Monday, January 08, 2007
Ok, now that's an interesting idea, and I approve of anything that keeps the public informed about what our security services are up to. I doubt this will tell us much, but I'll sign up for it on the off chance.
The article raises another point, though. It prompted me to have a look at the MI5 website, and see what they think our current situation is. This is what they had to say:
Current threat level
The current threat level is assessed as SEVERE (as of 14th August 2006).
This means that an attack is highly likely and indicates a continuing high level of threat to the UK.
Hmm. To me, that's a problem. We've been in a position where an attack is 'highly likely' since August last year. It's the second highest rating, second only to Critical threats, in which an attack is 'expected imminently.' So, where is the attack? How long can an attack be highly likely before we have to start doubting the assessment rather than continuing to take precautions?

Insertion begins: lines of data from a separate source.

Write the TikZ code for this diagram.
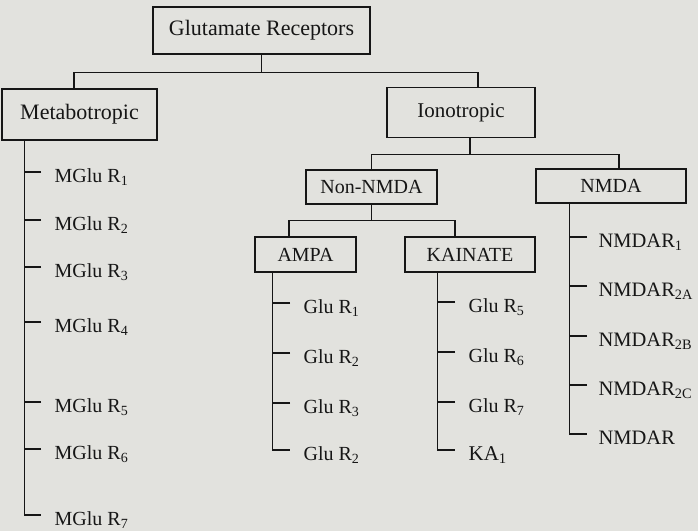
\documentclass[tikz,border=0pt]{standalone}
\usepackage{fontspec}
\setmainfont{Liberation Serif}
\usetikzlibrary{calc}

\definecolor{scanbg}{RGB}{226,226,222}
\definecolor{ink}{RGB}{22,22,22}

\begin{document}
\begin{tikzpicture}[
    x=1pt, y=-1pt,
    line width=1.3pt,
    every node/.style={font=\fontsize{20}{24}\selectfont, text=ink},
    catbox/.style={draw=ink, inner sep=0pt},
    leaf/.style={anchor=west, inner xsep=13pt, inner ysep=0pt, text height=20pt, text depth=0pt}
]

% Page background
\fill[scanbg] (0,0) rectangle (698,531);
\useasboundingbox (0,0) rectangle (698,531);

% Receptor families
\node[catbox, minimum width=217pt, minimum height=47pt, font=\fontsize{22}{26}\selectfont] (glu) at (261.5,30.5) {Glutamate Receptors};
\node[catbox, minimum width=155pt, minimum height=51pt, font=\fontsize{22}{26}\selectfont] (meta) at (79.5,114.5) {Metabotropic};
\node[catbox, minimum width=148pt, minimum height=50pt, font=\fontsize{21}{25}\selectfont] (iono) at (461,112.5) {Ionotropic};
\node[catbox, minimum width=131pt, minimum height=34pt] (nonnmda) at (371.5,187) {Non-NMDA};
\node[catbox, minimum width=150pt, minimum height=34pt] (nmda) at (611,186) {NMDA};
\node[catbox, minimum width=101pt, minimum height=35pt] (ampa) at (305.5,254.5) {AMPA};
\node[catbox, minimum width=130pt, minimum height=35pt] (kainate) at (470,254.5) {KAINATE};

% Branches between the boxes
\coordinate (gbar) at ($(glu.south)+(0,18)$);
\draw[ink] (glu.south) -- (gbar);
\draw[ink] ([xshift=-5.5pt]meta.north) |- (gbar) -| ([xshift=17pt]iono.north);

\coordinate (ibar) at ($([xshift=9pt]iono.south)+(0,16)$);
\draw[ink] ([xshift=9pt]iono.south) -- (ibar);
\draw[ink] (nonnmda.north) |- (ibar) -| ([xshift=8pt]nmda.north);

\coordinate (nbar) at ($(nonnmda.south)+(0,16)$);
\draw[ink] (nonnmda.south) -- (nbar);
\draw[ink] ([xshift=-16.5pt]ampa.north) |- (nbar) -| ([xshift=-15pt]kainate.north);

% Metabotropic subtypes
\coordinate (mtrunk) at ([xshift=23pt]meta.south west);
\foreach \n/\y in {1/172, 2/220, 3/267, 4/322, 5/402, 6/449, 7/515}
    \node[leaf] (mglu\n) at (41,\y) {MGlu R\textsubscript{\n}};
\draw[ink] (mtrunk) |- (mglu7.west);
\foreach \n in {1,...,6}
    \draw[ink] (mglu\n.west) -- (mglu\n.west -| mtrunk);

% AMPA subunits
\coordinate (atrunk) at ([xshift=18pt]ampa.south west);
\foreach \n/\y/\s in {1/303/1, 2/353/2, 3/403/3, 4/450/2}
    \node[leaf] (glua\n) at (290,\y) {Glu R\textsubscript{\s}};
\draw[ink] (atrunk) |- (glua4.west);
\foreach \n in {1,2,3}
    \draw[ink] (glua\n.west) -- (glua\n.west -| atrunk);

% Kainate subunits
\coordinate (ktrunk) at ([xshift=33pt]kainate.south west);
\foreach \n/\y/\s in {1/302/5, 2/352/6, 3/402/7}
    \node[leaf] (gluk\n) at (455,\y) {Glu R\textsubscript{\s}};
\node[leaf, font=\fontsize{21}{25}\selectfont] (ka) at (455,450) {KA\textsubscript{1}};
\draw[ink] (ktrunk) |- (ka.west);
\foreach \n in {1,2,3}
    \draw[ink] (gluk\n.west) -- (gluk\n.west -| ktrunk);

% NMDA subunits
\coordinate (ntrunk) at ([xshift=34pt]nmda.south west);
\foreach \n/\y/\s in {1/237/1, 2/286/2A, 3/336/2B, 4/385/2C}
    \node[leaf, inner xsep=11pt, font=\fontsize{20.5}{24}\selectfont] (nr\n) at (587,\y) {NMDAR\textsubscript{\s}};
\node[leaf, inner xsep=11pt, font=\fontsize{20.5}{24}\selectfont] (nr5) at (587,434) {NMDAR};
\draw[ink] (ntrunk) |- (nr5.west);
\foreach \n in {1,...,4}
    \draw[ink] (nr\n.west) -- (nr\n.west -| ntrunk);

\end{tikzpicture}
\end{document}
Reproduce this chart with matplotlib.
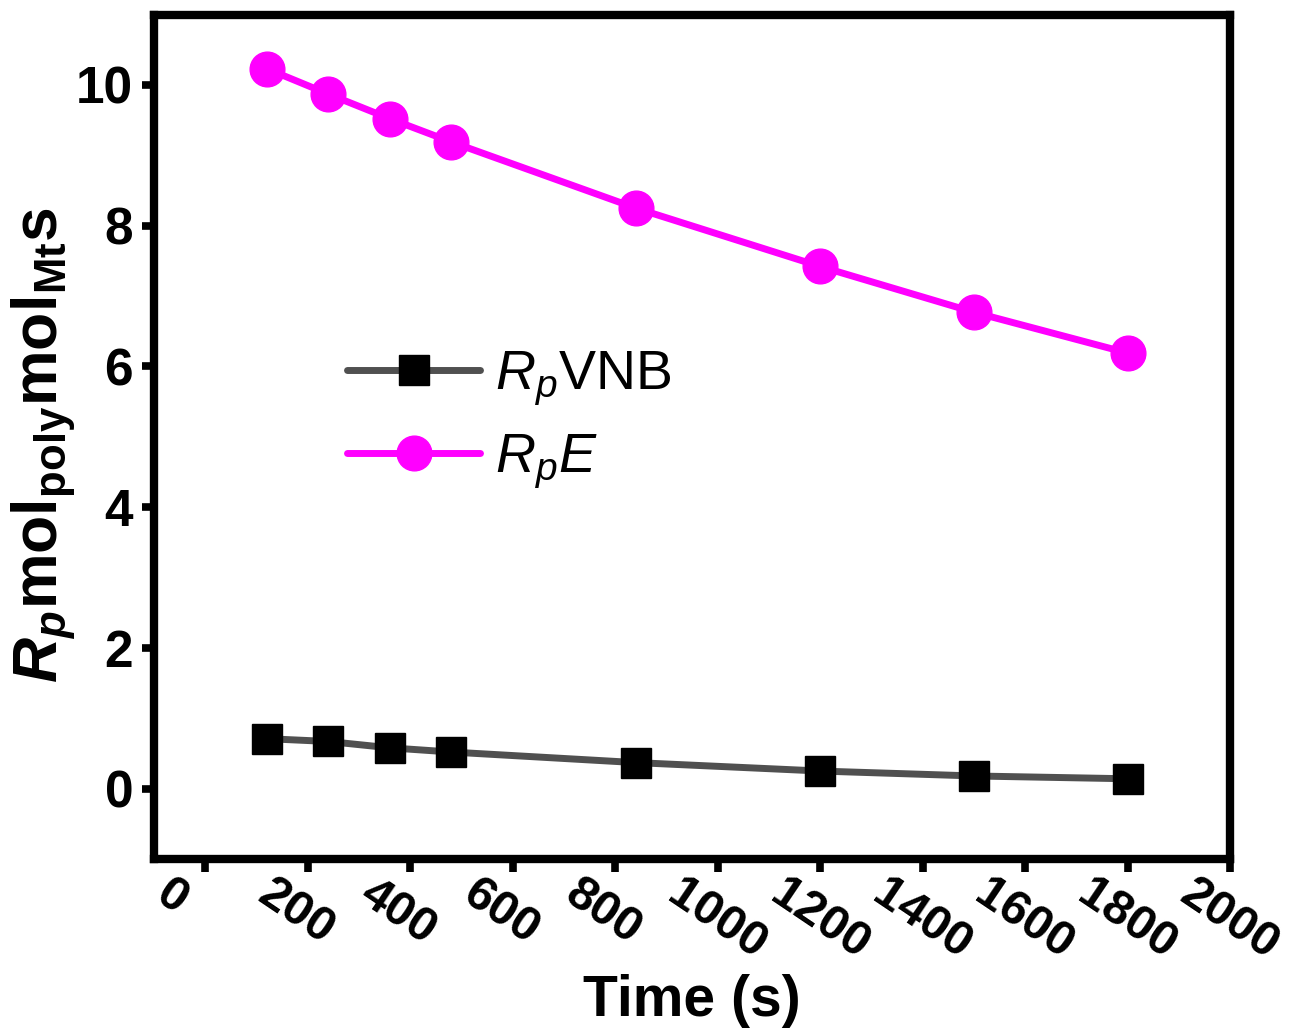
import matplotlib
matplotlib.use("Agg")
import matplotlib.pyplot as plt
from matplotlib.ticker import MultipleLocator
from matplotlib.transforms import ScaledTranslation

plt.rcParams['font.family'] = ['Liberation Sans', 'DejaVu Sans']
plt.rcParams['mathtext.fontset'] = 'custom'
plt.rcParams['mathtext.rm'] = 'Liberation Sans'
plt.rcParams['mathtext.it'] = 'Liberation Sans:italic'
plt.rcParams['mathtext.bf'] = 'Liberation Sans:bold'
plt.rcParams['mathtext.bfit'] = 'Liberation Sans:bold:italic'

time_s = [120, 240, 360, 480, 840, 1200, 1500, 1800]
rp_vnb = [0.71, 0.67, 0.58, 0.52, 0.37, 0.25, 0.18, 0.14]
rp_e = [10.23, 9.87, 9.52, 9.19, 8.25, 7.42, 6.77, 6.19]
xticks = [0, 200, 400, 600, 800, 1000, 1200, 1400, 1600, 1800, 2000]
yticks = [0, 2, 4, 6, 8, 10]

fig = plt.figure(figsize=(12.96, 10.33), dpi=100)
ax = fig.add_axes([154/1296, 1-859/1033, (1230-154)/1296, (859-14.5)/1033])

ax.plot(time_s, rp_vnb, color='#505050', lw=5, marker='s', ms=22,
        mfc='black', mec='black', label=r'$R_p$VNB', solid_capstyle='round')
ax.plot(time_s, rp_e, color='#FF00FF', lw=5, marker='o', ms=25,
        mfc='#FF00FF', mec='#FF00FF', label=r'$R_pE$', solid_capstyle='round')

ax.set_xlim(-100, 2000)
ax.set_ylim(-1, 11)

for s in ax.spines.values():
    s.set_linewidth(6)

ax.set_xticks(xticks)
ax.set_xticklabels([])
ax.xaxis.set_minor_locator(MultipleLocator(100))
ax.set_yticks(yticks)
ax.set_yticklabels([str(v) for v in yticks], fontsize=37, fontweight='bold')
ax.yaxis.set_minor_locator(MultipleLocator(1))
ax.tick_params(axis='both', which='major', direction='out', length=9, width=5.5, pad=6)
ax.tick_params(axis='both', which='minor', direction='out', length=3, width=5.5)
ax.tick_params(top=False, right=False)

offset = ScaledTranslation(-33/100, -12/100, fig.dpi_scale_trans)
for xv in xticks:
    ax.text(xv, 0, str(xv), transform=ax.get_xaxis_transform() + offset,
            rotation=-34, rotation_mode='anchor', ha='left', va='top',
            fontsize=35, fontweight='bold')

ax.set_xlabel('Time (s)', fontsize=41, fontweight='bold', labelpad=68)
ax.set_ylabel(r'$\mathbfit{R}_{\mathbfit{p}}\mathbf{mol}_{\mathbf{poly}}\mathbf{mol}_{\mathbf{Mt}}\mathbf{s}$',
              fontsize=45)
ax.yaxis.set_label_coords((78-154)/1076, 0.49)

leg = ax.legend(loc='upper left', bbox_to_anchor=((347-154)/1076, 0.603),
                frameon=False, fontsize=40, handlelength=2.4, handletextpad=0.27,
                borderpad=0, borderaxespad=0, labelspacing=0.43)

fig.savefig('out.png', dpi=100)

The last attack posted by MI5 on their website is the July 2005 attack on the London transport system. The last significant arrest was in September 2005. In both cases well over a year has passed with no attacks. Oddly, no mention is made of the bomb scare that paralyzed air traffic on the 10th of August 2006 (and pushed the threat level to Critical) - an event which, I now read, happened in the first month that the alert status was public and exactly one month after the Home Office announced that it would be made public. An event which turned out to be no real threat, or at least not an immediate one, as the suspected terrorists still needed to get passports... it's as though the timeline is missing embarrassing details.
Perhaps there have been attacks which were quietly prevented, in which case good for MI5. But I'm unwilling to take that on faith, and without some evidence I can only assume that we're not really at that much risk, and that these threat ratings are more an exercise in politics than prudence.

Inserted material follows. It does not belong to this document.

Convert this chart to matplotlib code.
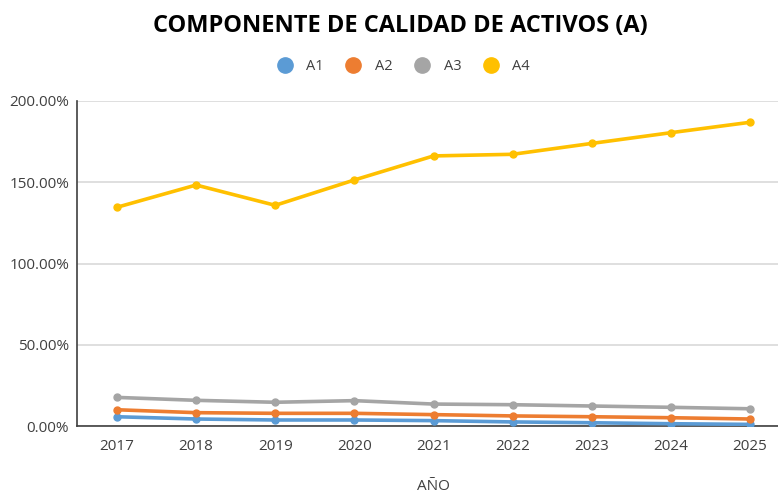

Today's highlight is a standard "Your loan request approved" email, of which I (like everyone else, I think) get quite a few. This one, though, is special. It wasn't sent by a bank, or an individual. No, the from address told me it was from "lesbians."

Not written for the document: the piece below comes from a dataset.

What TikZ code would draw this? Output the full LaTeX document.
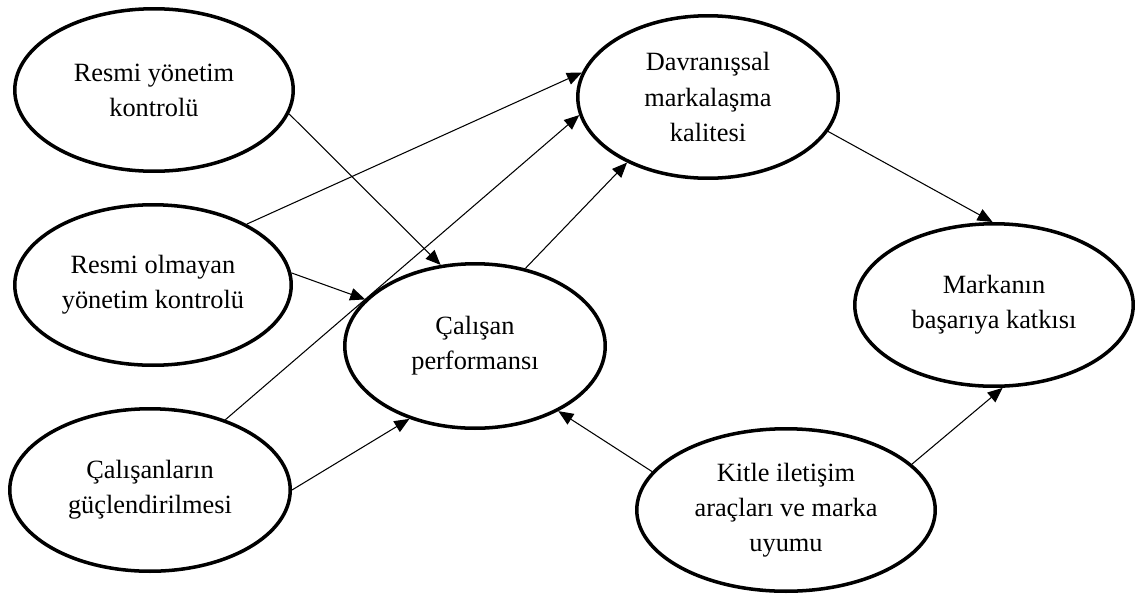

Apparently, lesbians in general want to loan me $331,000.
Sunday, January 07, 2007
Good luck with that.
I can't see how it will work, though. The best result I can see is that the militants put away their guns for a bit, and pull them out again when the army is needed elsewhere and Baghdad has been relatively quiet for a bit. I may be wrong though, and I hope things do get better. Maybe this is a good idea.
Still, whatever the case, didn't we just conquer this place a few years ago? Why does it need another military attack so soon? Grr, the incompetence of it all... this shouldn't be needed. And I don't see how we're going to avoid having the same problems all over again after this assault.
So Israel threatens Iran with nukes, and that's alright?
Deterrence is about the only good argument I know of for having nuclear weapons; to me, this does no more than provide Iran with a good and sufficient reason to get their own, so that they don't have to suffer under this threat. Obviously, the same applies to Israel, but advocating a nuclear first strike on an enemy is not something that endears a country to me.
Lets hope this isn't a serious op plan just yet. I can't see things going well in the Middle East if Israel nukes someone.
Tuesday, January 02, 2007
If they don't want this kind of a public mess, wouldn't they be better off, say, investigating why it was such a botched job in the first place? When the executioners are wearing street jackets rather than uniforms, when they taunt the condemned, and when they chant the name of a militia leader - surely that's the problem, rather than the fact that someone filmed it.
If there's one thing that I am coming to hate about politics, it's the way that the politicians seem to have an endless capacity to excuse actions, but not those that bring these actions to our attention. Obviously, this film will inflame the violence in Iraq. But wouldn't it have been much less controversial if those filmed had acted like professionals doing a job rather than thugs killing a rival?
They killed him in the middle of a prayer. Way to make him a martyr, guys. Thanks for that.